— START DATA —

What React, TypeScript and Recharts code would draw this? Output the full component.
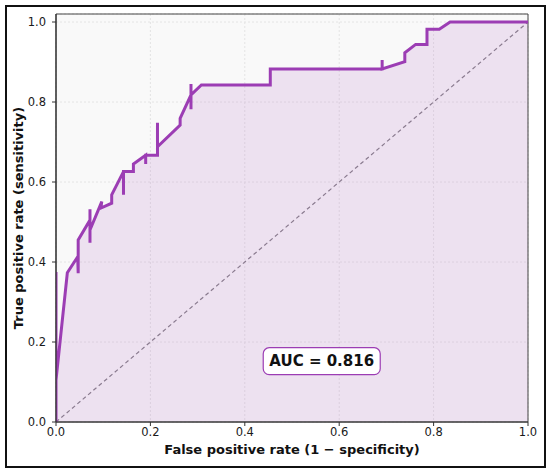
import React from 'react';
import {
  ComposedChart, Area, Line, XAxis, YAxis, CartesianGrid, ReferenceLine, ReferenceArea, ReferenceDot, Label,
} from 'recharts';

// ROC path (false positive rate, true positive rate), in drawing order
const fprValues = [
  0, 0, 0, 0.024, 0.046, 0.047, 0.047, 0.072, 0.072, 0.072, 0.072, 0.097, 0.095, 0.118, 0.118,
  0.143, 0.143, 0.143, 0.164, 0.164, 0.19, 0.19, 0.19, 0.215, 0.215, 0.215, 0.263, 0.263,
  0.286, 0.286, 0.286, 0.286, 0.308, 0.454, 0.454, 0.691, 0.691, 0.691, 0.739, 0.739, 0.762,
  0.786, 0.786, 0.812, 0.835, 1.0,
];
const tprValues = [
  0, 0.375, 0.105, 0.373, 0.413, 0.372, 0.455, 0.505, 0.532, 0.448, 0.48, 0.551, 0.535, 0.547, 0.568,
  0.626, 0.568, 0.626, 0.626, 0.645, 0.667, 0.645, 0.667, 0.667, 0.748, 0.688, 0.7425, 0.759,
  0.8175, 0.845, 0.782, 0.8175, 0.8425, 0.8425, 0.8825, 0.8825, 0.905, 0.8825, 0.901, 0.923, 0.944,
  0.944, 0.982, 0.982, 1.0, 1.0,
];
const xTicks = [0, 0.2, 0.4, 0.6, 0.8, 1.0];
const yTicks = [0, 0.2, 0.4, 0.6, 0.8, 1.0];
const aucValue = 0.816;
const aucPos = { x: 0.563, y: 0.152 };

const data = fprValues.map((f, i) => ({ fpr: f, tpr: tprValues[i] }));

const FONT = '"DejaVu Sans", sans-serif';
const PURPLE = '#9c3db4';

const AucBox = (props: any) => {
  const { cx, cy } = props;
  const w = 117;
  const h = 27;
  return (
    <g>
      <rect x={cx - w / 2} y={cy - h / 2} width={w} height={h} rx={6} ry={6}
        fill="#ffffff" stroke={PURPLE} strokeWidth={1.2} />
      <text x={cx} y={cy} textAnchor="middle" dominantBaseline="central"
        fontFamily={FONT} fontWeight="bold" fontSize={15} fill="#111">
        {`AUC = ${aucValue.toFixed(3)}`}
      </text>
    </g>
  );
};

export default function App() {
  return (
    <div style={{ position: 'absolute', left: 0, top: 0, width: 550, height: 471, background: '#fff' }}>
      <div style={{
        position: 'absolute', left: 5, top: 5, width: 537, height: 459,
        border: '2px solid #111', pointerEvents: 'none',
      }} />
      <ComposedChart width={550} height={471} data={data}
        margin={{ top: 14, right: 22, bottom: 9, left: 6 }}>
        <CartesianGrid fill="#f9f9f9" stroke="#e4e4e4" strokeDasharray="2 2"
          vertical horizontal />
        <XAxis type="number" dataKey="fpr" domain={[0, 1]} ticks={xTicks} height={40}
          tickFormatter={(v: number) => v.toFixed(1)} tickSize={4} tickMargin={2}
          axisLine={{ stroke: '#333', strokeWidth: 1.2 }} tickLine={{ stroke: '#333' }}
          tick={{ fontFamily: FONT, fontSize: 11.5, fill: '#1a1a1a' }} allowDataOverflow>
          <Label value="False positive rate (1 − specificity)" position="insideBottom" offset={8}
            style={{ fontFamily: FONT, fontSize: 13, fontWeight: 'bold', fill: '#111' }} />
        </XAxis>
        <YAxis type="number" domain={[0, 1.02]} ticks={yTicks} width={50}
          tickFormatter={(v: number) => v.toFixed(1)} tickSize={4} tickMargin={6}
          axisLine={{ stroke: '#333', strokeWidth: 1.2 }} tickLine={{ stroke: '#333' }}
          tick={{ fontFamily: FONT, fontSize: 11.5, fill: '#1a1a1a' }} allowDataOverflow>
          <Label value="True positive rate (sensitivity)" angle={-90} position="insideLeft" offset={12}
            style={{ fontFamily: FONT, fontSize: 13, fontWeight: 'bold', fill: '#111', textAnchor: 'middle' }} />
        </YAxis>
        <Area type="linear" dataKey="tpr" stroke="none" fill={PURPLE} fillOpacity={0.12}
          isAnimationActive={false} baseValue={0} />
        <ReferenceLine segment={[{ x: 0, y: 0 }, { x: 1, y: 1 }]} stroke="#8a7b8f"
          strokeDasharray="4 3" strokeWidth={1.2} />
        <Line type="linear" dataKey="tpr" stroke={PURPLE} strokeWidth={3} dot={false}
          isAnimationActive={false} strokeLinejoin="miter" />
        <ReferenceArea x1={0} x2={1} y1={0} y2={1.02} fill="none" stroke="#444" strokeWidth={1} />
        <ReferenceDot x={aucPos.x} y={aucPos.y} shape={AucBox} />
      </ComposedChart>
    </div>
  );
}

— END DATA —

Report each line of the material above where the word "React" appears.

TASK SOLUTION:
What React, TypeScript and Recharts code would draw this? Output the full component.
import React from 'react';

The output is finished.